Venus Pipes was locked in the 5 per cent upper circuit at Rs 351.75 on the BSE, while it froze at a price of Rs 354.35 on the NSE, exchange data shows. Till 10:08 am, a combined 1 million equity shares had changed hands. There are pending buy orders for around 530,000 shares on the NSE and BSE. In comparison, the S&P BSE Sensex was down 0.30 per cent at 54,123 points.
The Rs 165-crore initial public offer (IPO) of Venus Pipes & Tubes had received a robust response from investors with the issue seen subscription level of 16.31 times. Qualified institutional buyers portion attracted 12.02 times subscription, while the category for retail individual investors was subscribed 19 times and that for non-institutional investors nearly 16 times.
The company proposes to utilize the net proceeds from the issue towards financing the project cost towards capacity expansion, technological upgradation, cost optimization of operations and backward integration for manufacturing of hollow pipes amounting Rs 108 crore. The company also aims to meet long-term working capital requirements amounting Rs 25 crore and balance towards general corporate purposes.
Venus Pipes & Tubes is a pipes and tubes manufacturer with the sole focus on manufacturing of welded and seamless pipes in a single metal category, i.e., stainless steel (SS). The company, under the brand name Venus, supplies its products for applications in diverse sectors, including chemicals, engineering, fertilizers, pharmaceuticals, power, food processing, paper and oil and gas.

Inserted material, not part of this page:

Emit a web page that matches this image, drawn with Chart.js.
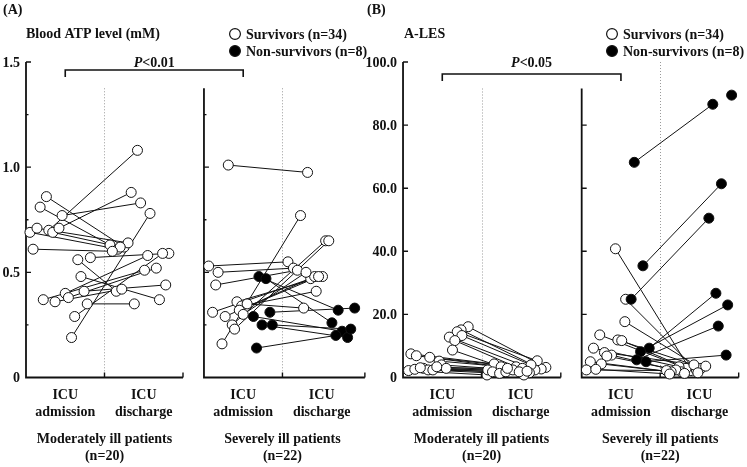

"China is the largest exporter of SS tubes and pipes to India and accounts for nearly half of India’s total imports. Effective May 2021, the Chinese government cancelled export rebates (13 per cent) on seamless pipes and tubes and other steel products to encourage Chinese steel manufacturers to focus on the domestic market. This move is expected to benefit steel pipe and tube manufacturers in India as Chinese steel becomes costlier. Moreover, only BIS certified products can now be used for all projects in the country, which may lead to import substitution," Edelweiss Broking had said in a IPO note.
Meanwhile Centrum Broking added that Venus Pipes' balance sheet is strong with net debt/EBITDA of 1x (FY19: 3.5x). Venus has the potential to generate EBITDA of Rs 900mn-1bn/year (~2x from FY22 annualized EBITDA) at full capacity which can happen in FY25. The EBITDA increase should happen on volume expansion (capacity increasing from 10,800tpa to 24,000 tpa), improved customer mix by shifting sales from stockiest to direct sales/tender based, backward integration and improving operating efficiencies.